— START Data provided —
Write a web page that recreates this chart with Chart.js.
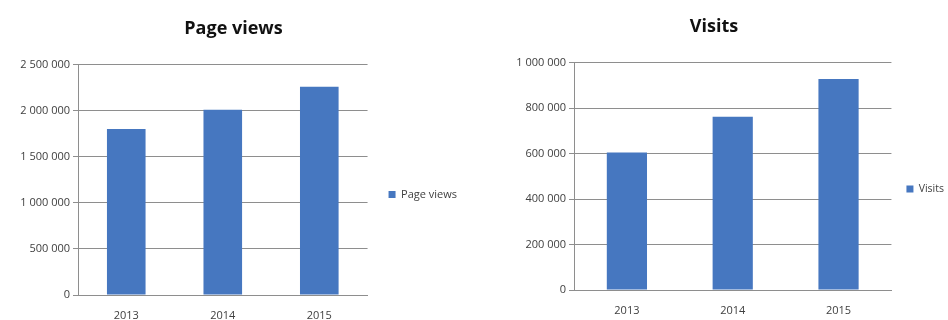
<!DOCTYPE html>
<html>
<head>
<meta charset="utf-8">
<script src="https://cdn.jsdelivr.net/npm/chart.js@4/dist/chart.umd.min.js"></script>
<style>
  html, body { margin: 0; padding: 0; background: #ffffff; overflow: hidden; width: 948px; height: 320px; }
  .wrap { position: absolute; top: 0; height: 320px; }
  #w1 { left: 0; width: 474px; }
  #w2 { left: 474px; width: 488px; }
</style>
</head>
<body>
<div class="wrap" id="w1"><canvas id="c1" width="474" height="320"></canvas></div>
<div class="wrap" id="w2"><canvas id="c2" width="488" height="320"></canvas></div>
<script>
// ---- data ----
const years = ['2013', '2014', '2015'];
const pageViews = [1800000, 2010000, 2260000];
const visits = [605000, 762000, 928000];
const pageViewsAxis = { max: 2500000, step: 500000 };
const visitsAxis = { max: 1000000, step: 200000 };
const titles = ['Page views', 'Visits'];

const BAR = '#4677c0';
const GRID = '#8e8e8e';
const TXT = '#404040';
const FONT = "'Open Sans', 'Liberation Sans', sans-serif";

function fmt(v) {
  return String(v).replace(/\B(?=(\d{3})+(?!\d))/g, ' ');
}

function makeChart(id, title, label, values, axis, L) {
  return new Chart(document.getElementById(id), {
    type: 'bar',
    data: {
      labels: years,
      datasets: [{
        label: label,
        data: values,
        backgroundColor: BAR,
        borderWidth: 0,
        barPercentage: L.bar,
        categoryPercentage: 1
      }]
    },
    options: {
      responsive: false,
      animation: false,
      layout: { padding: { left: 0, right: L.padRight, top: 0, bottom: 0 } },
      plugins: {
        tooltip: { enabled: false },
        title: {
          display: true,
          text: title,
          color: '#111111',
          font: { family: FONT, size: 18, weight: 'bold' },
          padding: { top: L.titleTop, bottom: L.titleBottom }
        },
        legend: {
          position: 'right',
          fullSize: false,
          title: { display: true, text: ' ', font: { size: 1 }, padding: L.legShift },
          labels: {
            boxWidth: 7,
            boxHeight: 7,
            padding: L.legPad,
            color: TXT,
            font: { family: FONT, size: L.legFont }
          }
        }
      },
      scales: {
        x: {
          grid: { display: false },
          border: { display: true, color: GRID, width: 1 },
          ticks: { color: TXT, font: { family: FONT, size: 11 }, padding: 6 },
          afterFit: s => { s.height = L.xHeight; }
        },
        y: {
          min: 0,
          max: axis.max,
          ticks: {
            stepSize: axis.step,
            color: TXT,
            font: { family: FONT, size: 11 },
            padding: 3,
            callback: v => fmt(v)
          },
          grid: { color: GRID, lineWidth: 1, tickLength: 5, drawTicks: true },
          border: { display: true, color: GRID, width: 1 },
          afterFit: s => { s.width = L.yWidth; }
        }
      }
    }
  });
}

makeChart('c1', titles[0], 'Page views', pageViews, pageViewsAxis,
  { bar: 0.4, padRight: 7, titleTop: 18, titleBottom: 25, xHeight: 25, yWidth: 78,
    legShift: 14, legPad: 21, legFont: 11 });
makeChart('c2', titles[1], 'Visits', visits, visitsAxis,
  { bar: 0.38, padRight: 8, titleTop: 16, titleBottom: 25, xHeight: 30, yWidth: 100,
    legShift: 12, legPad: 15, legFont: 10.5 });
</script>
</body>
</html>
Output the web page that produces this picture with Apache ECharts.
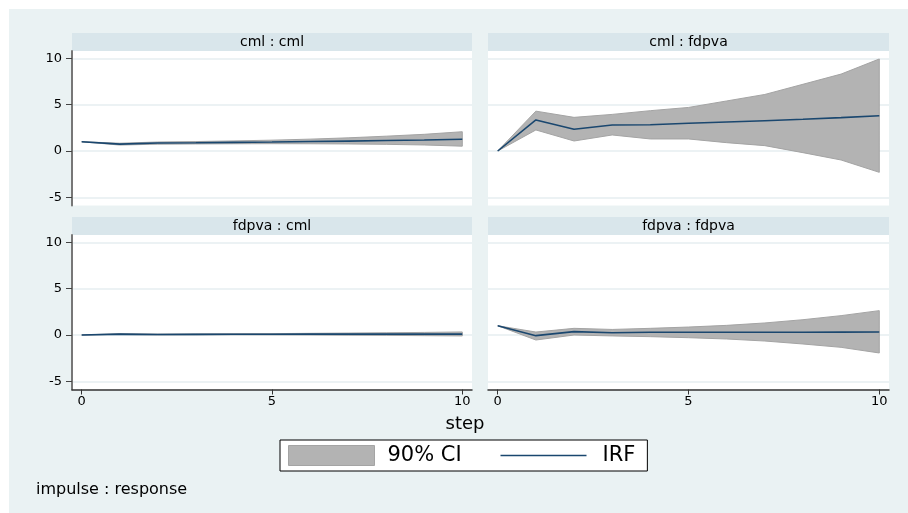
<!DOCTYPE html>
<html><head><meta charset="utf-8">
<script src="https://cdn.jsdelivr.net/npm/echarts@6/dist/echarts.min.js"></script>
<style>html,body{margin:0;padding:0;background:#fff}#c{width:908px;height:513px}</style>
</head><body><div id="c"></div>
<script>
// ---------- data ----------
const steps = [0,1,2,3,4,5,6,7,8,9,10];
const panelTitles = ['cml : cml','cml : fdpva','fdpva : cml','fdpva : fdpva'];
const yTicks = [-5,0,5,10];
const xTicks = [0,5,10];

// cml : cml
const irf_cml_cml = [1.0, 0.74, 0.86, 0.89, 0.93, 0.97, 1.02, 1.07, 1.13, 1.19, 1.27];
const lo_cml_cml  = [1.0, 0.64, 0.74, 0.76, 0.78, 0.79, 0.78, 0.76, 0.72, 0.65, 0.52];
const hi_cml_cml  = [1.0, 0.84, 0.97, 1.02, 1.09, 1.17, 1.28, 1.42, 1.60, 1.80, 2.08];
// cml : fdpva
const irf_cml_fdpva = [0, 3.35, 2.34, 2.80, 2.84, 3.00, 3.13, 3.27, 3.42, 3.60, 3.80];
const lo_cml_fdpva  = [0, 2.27, 1.08, 1.73, 1.30, 1.30, 0.90, 0.58, -0.18, -0.97, -2.30];
const hi_cml_fdpva  = [0, 4.30, 3.63, 3.95, 4.35, 4.70, 5.40, 6.10, 7.20, 8.30, 9.93];
// fdpva : cml
const irf_fdpva_cml = [0, 0.10, 0.05, 0.07, 0.08, 0.08, 0.09, 0.09, 0.10, 0.10, 0.10];
const lo_fdpva_cml  = [0, 0.06, 0.00, 0.02, 0.02, 0.01, 0.00, -0.02, -0.04, -0.07, -0.10];
const hi_fdpva_cml  = [0, 0.14, 0.10, 0.12, 0.14, 0.15, 0.18, 0.21, 0.24, 0.28, 0.33];
// fdpva : fdpva
const irf_fdpva_fdpva = [1.0, -0.07, 0.36, 0.25, 0.29, 0.29, 0.29, 0.30, 0.30, 0.31, 0.32];
const lo_fdpva_fdpva  = [1.0, -0.54, 0.00, -0.10, -0.18, -0.29, -0.43, -0.65, -0.97, -1.33, -1.94];
const hi_fdpva_fdpva  = [1.0, 0.32, 0.72, 0.60, 0.72, 0.86, 1.04, 1.30, 1.65, 2.09, 2.63];

const panels = [
  {irf: irf_cml_cml, lo: lo_cml_cml, hi: hi_cml_cml},
  {irf: irf_cml_fdpva, lo: lo_cml_fdpva, hi: hi_cml_fdpva},
  {irf: irf_fdpva_cml, lo: lo_fdpva_cml, hi: hi_fdpva_cml},
  {irf: irf_fdpva_fdpva, lo: lo_fdpva_fdpva, hi: hi_fdpva_fdpva}
];

// ---------- layout / style ----------
const FONT = 'DejaVu Sans';
const BG = '#EAF2F3', STRIP = '#D9E6EB', GRIDC = '#E6EEF0';
const CI_FILL = '#B3B3B3', CI_EDGE = '#A4A4A4', IRF_C = '#1A476F';
const boxes = [
  {left: 72,  top: 51,  width: 400, height: 154.5},
  {left: 488, top: 51,  width: 401, height: 154.5},
  {left: 72,  top: 235, width: 400, height: 154.5},
  {left: 488, top: 235, width: 401, height: 154.5}
];
const X_MIN = -0.255, X_MAX = 10.255, Y_MIN = -5.88, Y_MAX = 10.79;

const chart = echarts.init(document.getElementById('c'), null, {renderer: 'canvas'});

const grids = [], xAxes = [], yAxes = [], series = [], graphics = [];

graphics.push({type: 'rect', x: 9, y: 9, shape: {width: 899, height: 504}, style: {fill: BG}, z: -10, silent: true});

boxes.forEach((b, i) => {
  const isLeft = (i % 2 === 0), isBottom = (i >= 2);
  grids.push({left: b.left, top: b.top, width: b.width, height: b.height,
    show: true, backgroundColor: '#fff', borderWidth: 0, containLabel: false});
  graphics.push({type: 'rect', x: b.left, y: b.top - 18, shape: {width: b.width, height: 18},
    style: {fill: STRIP}, z: -5, silent: true});
  graphics.push({type: 'text', x: b.left + b.width / 2, y: b.top - 9,
    style: {text: panelTitles[i], font: '14px "' + FONT + '"', fill: '#000', align: 'center', verticalAlign: 'middle'},
    z: 5, silent: true});
  xAxes.push({type: 'value', gridIndex: i, min: X_MIN, max: X_MAX,
    axisLine: {show: isBottom, onZero: false, lineStyle: {color: '#333', width: 1.5}},
    axisTick: {show: isBottom, length: 5, customValues: xTicks, lineStyle: {color: '#333', width: 1}},
    axisLabel: {show: isBottom, customValues: xTicks, margin: 6, fontFamily: FONT, fontSize: 13, color: '#000'},
    splitLine: {show: false}});
  yAxes.push({type: 'value', gridIndex: i, min: Y_MIN, max: Y_MAX,
    axisLine: {show: isLeft, onZero: false, lineStyle: {color: '#777', width: 2}},
    axisTick: {show: isLeft, length: 6, customValues: yTicks, lineStyle: {color: '#444', width: 1}},
    axisLabel: {show: isLeft, customValues: yTicks, margin: 10, fontFamily: FONT, fontSize: 13, color: '#000'},
    splitLine: {show: true, lineStyle: {color: GRIDC, width: 1.5}}});
  const p = panels[i];
  series.push({
    name: '90% CI', type: 'custom', xAxisIndex: i, yAxisIndex: i,
    itemStyle: {color: CI_FILL, borderColor: CI_EDGE, borderWidth: 1},
    data: steps.map((s, k) => [s, p.lo[k], p.hi[k]]),
    encode: {x: 0, y: [1, 2]},
    renderItem: function (params, api) {
      if (params.dataIndex !== 0) return null;
      const pts = [];
      for (let k = 0; k < steps.length; k++) pts.push(api.coord([steps[k], p.hi[k]]));
      for (let k = steps.length - 1; k >= 0; k--) pts.push(api.coord([steps[k], p.lo[k]]));
      return {type: 'polygon', shape: {points: pts}, style: {fill: CI_FILL, stroke: CI_EDGE, lineWidth: 1}};
    },
    z: 2, silent: true
  });
  series.push({
    name: 'IRF', type: 'line', xAxisIndex: i, yAxisIndex: i,
    data: steps.map((s, k) => [s, p.irf[k]]),
    symbol: 'none', showSymbol: false, lineStyle: {color: IRF_C, width: 1.6}, itemStyle: {color: IRF_C},
    z: 3, silent: true, animation: false
  });
});

graphics.push({type: 'text', x: 465, y: 424,
  style: {text: 'step', font: '18px "' + FONT + '"', fill: '#000', align: 'center', verticalAlign: 'middle'}, silent: true});
graphics.push({type: 'text', x: 36, y: 490,
  style: {text: 'impulse : response', font: '16px "' + FONT + '"', fill: '#000', align: 'left', verticalAlign: 'middle'}, silent: true});

chart.setOption({
  animation: false,
  backgroundColor: '#fff',
  grid: grids, xAxis: xAxes, yAxis: yAxes, series: series,
  graphic: graphics,
  legend: {
    left: 280, top: 440, orient: 'horizontal',
    padding: [5, 12, 5, 8],
    itemWidth: 86, itemHeight: 20, itemGap: 38,
    borderColor: '#000', borderWidth: 1, backgroundColor: '#fff', borderRadius: 0,
    selectedMode: false,
    textStyle: {fontFamily: FONT, fontSize: 21, color: '#000'},
    data: [
      {name: '90% CI', icon: 'rect', itemStyle: {color: CI_FILL, borderColor: CI_EDGE, borderWidth: 1},
       textStyle: {padding: [0, 0, 0, 8]}},
      {name: 'IRF', itemStyle: {opacity: 0}, lineStyle: {color: IRF_C, width: 1.6},
       textStyle: {padding: [0, 0, 0, 11]}}
    ]
  }
});
</script>
</body></html>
— END Data provided —
#### Aim of the exercise:
Extract from the material above the stretch running from the line containing "Output the web" through the line containing "const xTicks = [0,5,10];". Keep the text exact and the pictures out.

#### Answer in full:
Output the web page that produces this picture with Apache ECharts.
<!DOCTYPE html>
<html><head><meta charset="utf-8">
<script src="https://cdn.jsdelivr.net/npm/echarts@6/dist/echarts.min.js"></script>
<style>html,body{margin:0;padding:0;background:#fff}#c{width:908px;height:513px}</style>
</head><body><div id="c"></div>
<script>
// ---------- data ----------
const steps = [0,1,2,3,4,5,6,7,8,9,10];
const panelTitles = ['cml : cml','cml : fdpva','fdpva : cml','fdpva : fdpva'];
const yTicks = [-5,0,5,10];
const xTicks = [0,5,10];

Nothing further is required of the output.